African Arts is often explained as both historical and modern paintings, sculptures, monuments and installations that all come together to make a visual culture. In both historical and modern times, indigenous Africa can boast of various sculptures and monuments.
Oh Afrika presents you with five of the largest statues in Africa and everything you need to know about the great pieces of art.
The African Renaissance Monument – Senegal
Known as the Monument de la Renaissance Africaine in French, the African Renaissance Monument stands at 161ft in the capital of Senegal, Dakar and is the tallest in Africa. The statue was designed by Senegalese architect Pierre Goudiaby after the project was presented to him by then President Abdoulaye Wade who reigned for 12 years from 2000 to 2012. Former President Abdoulaye Wade found the project necessary as a catalyst for a new era in African renaissance.
Built by the North-Korean Company Mansudae Overseas Project, the statue cost 27 million dollars and is taller than the Statue of Liberty in the United States of America. The statue is a representation of a man, a woman and a child emerging from a volcano. It took 5 years to build the bronze statue finishing in 2010 instead of 2009 as planned.
The African Renaissance Monument was unveiled on April 3, 2010, in front of 19 African heads of state amidst drumming and dancing as part of marking 50 years of Senegalese independence. The statue stands on a hill overlooking Dakar, the Capital of Senegal and is one of the most controversial statues built facing intellectual property battles and protests by Christians and Senegalese.
Great Sphinx of Giza – Egypt
The second tallest statue in Africa is the Great Sphinx of Giza which stands at 66ft. The statue is found in Egypt and is a limestone statue of a mythical creature with a lion’s body and a human head. The statue is the oldest known monumental sculpture in Egypt and is said to have the head of King Khafre (c.2575-c.2465).
It is estimated to have taken 3 years to make with a total of 100 workers needed. The statute is also one of the world’s largest and oldest statues.
Queen Moremi Ajasoro Statue of Liberty, Ile Ife – Nigeria
The third largest statue is the Queen Moremi Ajasoro Statue of Liberty in Nigeria. The statue stands at 42 feet with 30 risers and is the statue of the Yoruba Princess Moremi who later became a Queen. Her statue was built at the exact spot where she the queen once lived thousands of years ago in Ile- Ife in Nigeria.
Taking the place of the Jesus de Greatest Statue in Nigeria, the statue is the tallest in Nigeria and was built locally by Nigerian constructors and youth with local material.

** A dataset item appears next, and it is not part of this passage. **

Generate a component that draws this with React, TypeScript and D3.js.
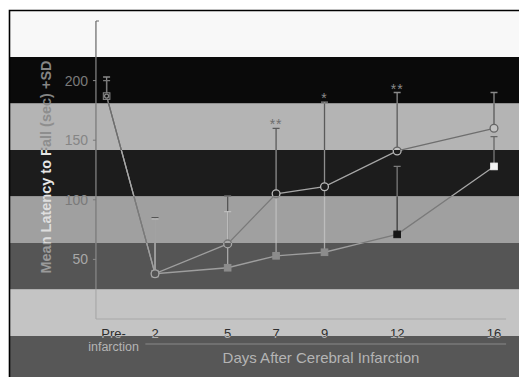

The statue was commissioned by the Ooni of Ile Ife, Oba Ogunwusi in 2017.
Statue of Ramesses II – Egypt
The fourth largest statue in Africa is again found in Egypt discovered by Giovanni Battista Caviglia in 1820 at the Great Temple of Ptah in Egypt. The statue is about 3,200 years old and was the third tallest until 2017 when the Moremi Ajasoro Statue in Nigeria was completed.
Also known as Ramesses the Great, Pharaoh Ramesses is known to have led many military fights and is known to have helped Egypt regain control over Canaan.
Nelson Mandela Statue – South Africa
The large bronze statue of the first president of South Africa is located in the Nelson Mandela Square in Johannesburg, South Africa. The statue is 29ft tall and is a statue of a standing Nelson Mandela. The sculpturing of the statue started in 2002 and was completed in 2004 taking 2 years to complete.
The fifth largest statue was sculpted by South Africans Jacob Maponyane and Kobus Hattingh. The Statue was unveiled on March 31, 2004, as part of the 10th anniversary celebrations of the first democratic election in South Africa.